GEQ dira : dans la phrase « Ce tableau est à Alice », « à Alice » est une information qui renseigne sur le possesseur du tableau. Idem avec appartient à. Il y a, en filigrane (un refoulé, sans doute) du discours de GFM, la persistance tenace et tentante du type de questionnement à qui ? à quoi ? auquel répond COI comme CO répond à qui ? ou à quoi ? pour une « solution simple » (simpliste ?) en ce sens qu’elle donne l’impression d’une explication. En quoi « à Alice est de fonction COI » apporte-t-il quelque chose à la compréhension de la phrase ? Ce type de réponse est celle d’un code rassurant, proche du rituel de type religieux (dans le sens premier de réunir ceux qui partagent la même croyance), en même temps qu’il exclut avec le questionnement du sens la problématique du vivant et ceux qui comprennent par intuition ou analyse qu’il s’agit d’un code qu’ils rejettent parce qu’ils le perçoivent pour ce qu’il est, un artifice.
De ce point de vue, la notion d’objet associée au verbe être est un non-sens, signe du refus/déni de cette problématique du vivant.
GFM, reprenant la distinction de la grammaire traditionnelle, dit qu’il y a deux sortes de verbes : les verbes d’action, les plus nombreux, et les verbes d’état : être, paraître, sembler, devenir, rester…
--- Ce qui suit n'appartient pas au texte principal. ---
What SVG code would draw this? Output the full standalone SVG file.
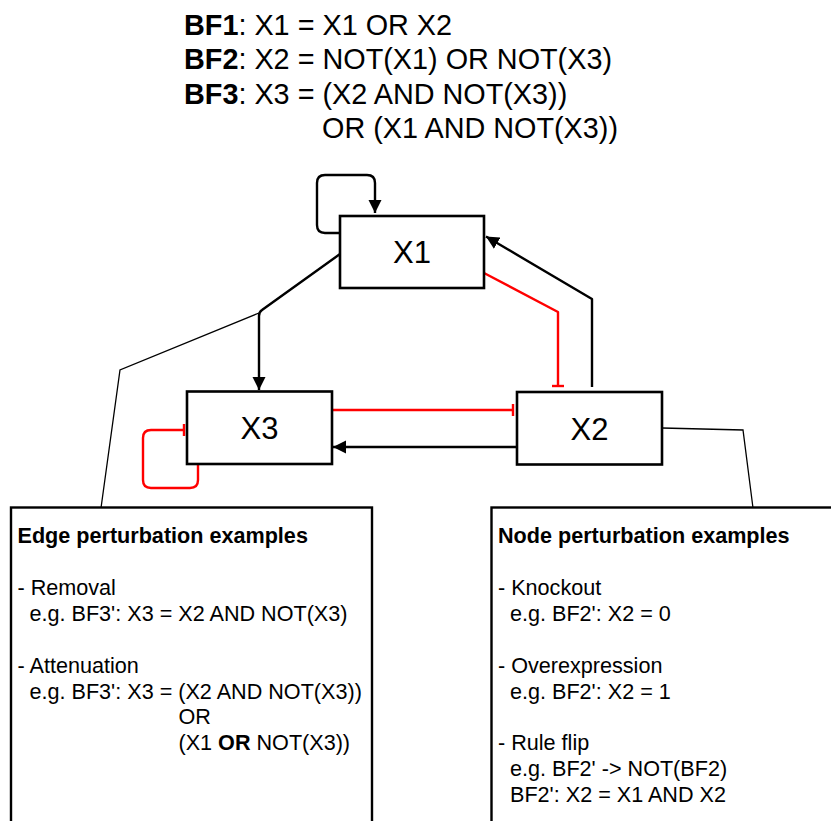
<svg xmlns="http://www.w3.org/2000/svg" width="831" height="821" viewBox="0 0 831 821">
<style>
text{font-family:"Liberation Sans",Arial,Helvetica,sans-serif;fill:#000}
.node{fill:#fff;stroke:#000;stroke-width:2.6}
.lbl{font-size:31px;text-anchor:middle}
.box{fill:#fff;stroke:#000;stroke-width:2.4}
.eq{font-size:28.8px}
.bt{font-size:21.6px}
.b{font-weight:bold}
.act{fill:none;stroke:#000;stroke-width:2.4;stroke-linejoin:round}
.inh{fill:none;stroke:#f00;stroke-width:2.4;stroke-linejoin:round}
.call{fill:none;stroke:#000;stroke-width:1.3}
</style>
<defs>
<marker id="arr" markerUnits="userSpaceOnUse" markerWidth="14" markerHeight="14" viewBox="0 0 14 14" refX="13" refY="7" orient="auto">
<path d="M0,0.5 L13,7 L0,13.5 z" fill="#000"/>
</marker>
<marker id="tee" markerUnits="userSpaceOnUse" markerWidth="4" markerHeight="14" viewBox="0 0 4 14" refX="2" refY="7" orient="auto">
<rect x="0.8" y="1" width="2.4" height="12" fill="#f00"/>
</marker>
</defs>
<g id="equations">
<text class="eq" x="184" y="34.5"><tspan class="b">BF1</tspan>: X1 = X1 OR X2</text>
<text class="eq" x="184" y="69"><tspan class="b">BF2</tspan>: X2 = NOT(X1) OR NOT(X3)</text>
<text class="eq" x="184" y="103.5"><tspan class="b">BF3</tspan>: X3 = (X2 AND NOT(X3))</text>
<text class="eq" x="322" y="138">OR (X1 AND NOT(X3))</text>
</g>
<g id="connectors">
<path class="act" d="M340,233 H325 Q317,233 317,225 V183 Q317,175 325,175 H367 Q375,175 375,183 V213" marker-end="url(#arr)"/>
<path class="act" d="M340,254 L262,310 Q259,312 259,316 V390" marker-end="url(#arr)"/>
<path class="inh" d="M484,273 L558,312 V386" marker-end="url(#tee)"/>
<path class="act" d="M592,387 V299 L486,236.5" marker-end="url(#arr)"/>
<path class="inh" d="M332,410 H513" marker-end="url(#tee)"/>
<path class="act" d="M517,447 H333" marker-end="url(#arr)"/>
<path class="inh" d="M198,464 V480 Q198,488 190,488 H151 Q143,488 143,480 V438 Q143,430 151,430 H184" marker-end="url(#tee)"/>
<path class="call" d="M259,313 L120,370 L101,508"/>
<path class="call" d="M662,428 L743,430 L753,508"/>
</g>
<g id="X1">
<rect class="node" x="340" y="216" width="144" height="72"/>
<text class="lbl" x="412" y="263">X1</text>
</g>
<g id="X3">
<rect class="node" x="187" y="391.5" width="145" height="72.5"/>
<text class="lbl" x="259.5" y="439">X3</text>
</g>
<g id="X2">
<rect class="node" x="517" y="392" width="145" height="72.5"/>
<text class="lbl" x="589.5" y="439.5">X2</text>
</g>
<g id="edge-box">
<rect class="box" x="11" y="507.5" width="361" height="340"/>
<text class="bt" x="17.5" y="543"><tspan class="b">Edge perturbation examples</tspan></text>
<text class="bt" x="17.5" y="594.8">- Removal</text>
<text class="bt" x="29.5" y="620.7">e.g. BF3': X3 = X2 AND NOT(X3)</text>
<text class="bt" x="17.5" y="672.6">- Attenuation</text>
<text class="bt" x="29.5" y="698.5">e.g. BF3': X3 = (X2 AND NOT(X3))</text>
<text class="bt" x="178.5" y="724.4">OR</text>
<text class="bt" x="178.5" y="750.3">(X1 <tspan class="b">OR</tspan> NOT(X3))</text>
</g>
<g id="node-box">
<rect class="box" x="491.5" y="507.5" width="360" height="340"/>
<text class="bt" x="498" y="543"><tspan class="b">Node perturbation examples</tspan></text>
<text class="bt" x="498" y="594.8">- Knockout</text>
<text class="bt" x="510" y="620.7">e.g. BF2': X2 = 0</text>
<text class="bt" x="498" y="672.6">- Overexpression</text>
<text class="bt" x="510" y="698.5">e.g. BF2': X2 = 1</text>
<text class="bt" x="498" y="750.3">- Rule flip</text>
<text class="bt" x="510" y="776.2">e.g. BF2' -&gt; NOT(BF2)</text>
<text class="bt" x="510" y="802.1">BF2': X2 = X1 AND X2</text>
</g>
</svg>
Cette distinction participe du même refus. En témoigne par exemple l’inadéquation, entre « état » (du latin stare : se tenir debout, immobile) qui indique l’absence de mouvement, et « devenir » qui l’implique. Cette distinction est un contournement de la question qui recouvre un problème existentiel : pourquoi les verbes sont-ils, dans leur quasi-totalité, des verbes d’action ? Pourquoi une telle dissymétrie ? Et pourquoi le premier d’entre les verbes est-il celui qui n’indique pas une action, à savoir le verbe être ?
Premier en ce sens qu’il constitue la question essentielle de l’homme, celle de son existence en tant que sujet pensant (= soumis à, dépendant de sa pensée), ce qu’on appelle la question « ontologique » (de la racine grecque – ont, du verbe einaï = être, -logie venant de logos = le discours) celle du « discours sur l’être, sur le fait d’être ».
GEQ explique, lui, que tous les verbes signifient une action, à l’exception du seul verbe être.
Voici ce qu’il en disait quand il écrivit son essai, il y a une douzaine d’années, et que je reprends à mon compte aujourd’hui :
Que vaut la distinction entre verbes d’action et verbes d’état (être, paraître, sembler, devenir, rester, avoir l’air etc.) ? Dans la phrase « Pierre semble dormir » le verbe est analysé comme verbe d’état, ce qui signifie que Pierre n’agit pas. Autre exemple : « Les paysans appréhendent le retour de la sécheresse » dont Bescherelle [référence grammaticale] explique : « On ne peut pas dire que les paysans font l’action d’appréhender, mais plutôt qu’ils ont une attitude d’appréhension, de crainte. » (p.260) Et il cite les verbes souffrir, craindre, aimer, posséder.
Ce point de vue est fondé sur une réduction du sens d’action qui désignerait seulement ce qui est visible, de l’ordre du physique. Si appréhender n’est pas considéré comme une action par le manuel, n’est-ce pas parce que l’acte d’appréhender n’est pas apparent comme peut l’être un acte physique ? Si les paysans ne sont pas considérés comme actifs, n’est-ce pas seulement parce qu’ils paraissent ne pas agir ? Mais pourquoi ne le paraissent-ils pas, sinon parce qu’il a été décidé a priori que l’appréhension n’était pas de l’ordre de l’agir ? Même chose pour sembler, paraître etc. Si Pierre me paraît ne pas être actif quand il semble dormir, c’est que, consciemment ou non, j’ai décidé de confondre l’apparence avec le réel. En réalité, si Pierre semble dormir, c’est qu’il a activé ou que j’ai activé les mécanismes d’action qui pourront faire croire qu’il n’est pas actif. [J’ajouterai que dormir est tout sauf une non-action, en témoigne notamment le rêve, et que sembler dormir est en quelque sorte une action double]
Paraître, sembler, avoir l’air etc. sont une activation des mécanismes de l’illusion de la non-action.
Le seul verbe qui soit à proprement parler en-dehors de l’agir est le verbe être. Le « je suis » du cogito de Descartes (cogito ergo sum = je pense donc je suis) qui ressortit à l’ontologie est l’expression de l’existence. [ Je précise : la preuve par l’évidence de l’existence du sujet]. D’où son utilisation dans une relation identitaire ou voulue comme telle (« Je suis grand, petit, français, allemand etc. ») et, dans la conjugaison, comme auxiliaire (« Je suis invité, félicité etc. », « Je suis parti, venu, etc. ») ; dans les trois cas, il y a l’affirmation d’un étant : identifié de manière réductrice à une qualité dans le premier, passif dans le deuxième, permanent dans un passé dans le troisième. [ précision : je suis, là maintenant, étant parti, venu…] D’où son extension de sens : « Je suis (= je me trouve) à Paris. »
La problématique de l’ontologie, signifiée par être, et dont découle tout le reste, s’ouvre avec l’évolution de sens du mot latin verbum qui a donné notre verbe.